Tuttavia, in questo primo viaggio, Yui non riesce. Non riesce ad alzarla, non riesce a mettersi in contatto con chi ha perduto. Forse perché non è ancora pronta ad andare avanti, forse semplicemente perché non è ancora giunto il momento. È in questo primo tentativo che incontra Takeshi, che scopre di quella figlia che ha smesso di parlare nel momento in cui la madre non ha più fatto ritorno a casa. L’uomo vorrebbe aiutarle entrambe, ma come? Sarà la cabina a riaccendere i motori, a rendere possibile la rinnovata partenza.
Quelle che sono racchiuse in queste pagine non sono però solo le storie dei due protagonisti, sono tante voci, tanti cori tra loro uniti da conseguenze diverse eppure tutte accomunate da questa grande voglia di ripartire.
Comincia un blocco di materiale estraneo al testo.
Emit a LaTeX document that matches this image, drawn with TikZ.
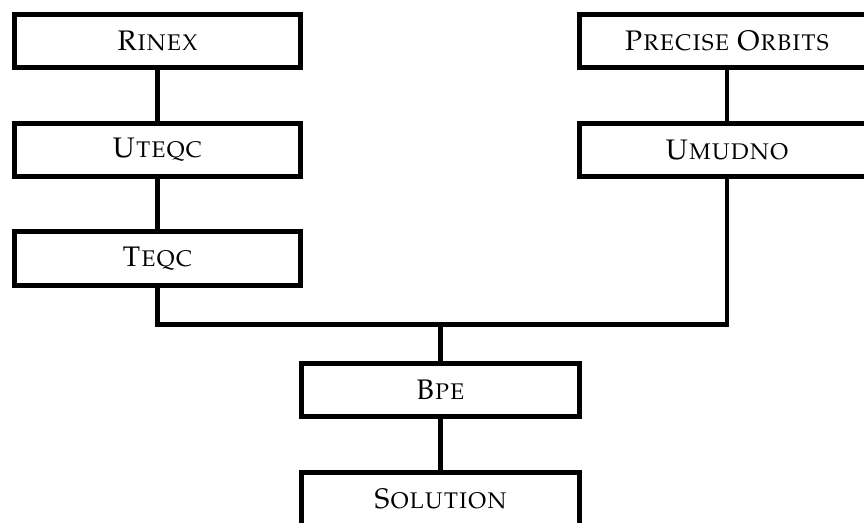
\documentclass[tikz,border=0pt]{standalone}
\usepackage[T1]{fontenc}
\usepackage{mathpazo}
\usetikzlibrary{positioning}

\begin{document}
\begin{tikzpicture}[
  x = 0.375pt, y = -0.375pt,
  node distance = 20.8pt,
  box/.style = {rectangle, draw, line width=1.85pt, outer sep=0pt,
                minimum height=20pt, minimum width=107.25pt,
                inner sep=0pt, font=\fontsize{10.6pt}{12pt}\selectfont\scshape},
  link/.style = {draw, line width=1.85pt}
]
\useasboundingbox (0,0) rectangle (864,522);

% observation branch
\node[box] (rinex) at (157.5,41) {Rinex};
\node[box, below=of rinex] (uteqc) {Uteqc};
\node[box, below=of uteqc] (teqc) {Teqc};

% orbit branch
\node[box, minimum width=110.5pt] (orbits) at (727,41) {Precise Orbits};
\node[box, minimum width=110.5pt, below=of orbits] (umudno) {Umudno};

% processing
\node[box, minimum width=104.1pt] (bpe) at (440.5,390) {Bpe};
\node[box, minimum width=104.1pt, below=of bpe] (sol) {Solution};
\coordinate[above=14.4pt of bpe] (join);

% connectors
\draw[link] (rinex) -- (uteqc);
\draw[link] (uteqc) -- (teqc);
\draw[link] (orbits) -- (umudno);
\draw[link] (teqc.south) |- (join) -| (umudno.south);
\draw[link] (join) -- (bpe);
\draw[link] (bpe) -- (sol);
\end{tikzpicture}
\end{document}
Perché la cabina che destina queste parole al vento è sinonimo di speranza, è sinonimo di un ponte d’argilla tra chi parte e chi resta, tra chi c’è ancora e chi non c’è più. Perché la cabina è anche sinonimo di ritrovarsi.
Al tutto si somma una penna fluida, rapida, non particolarmente impegnativa, forse ancora un poco acerba essendo l’autrice molto giovane. Ad ogni modo una piacevolissima storia che scalda il cuore e che si fa divorare.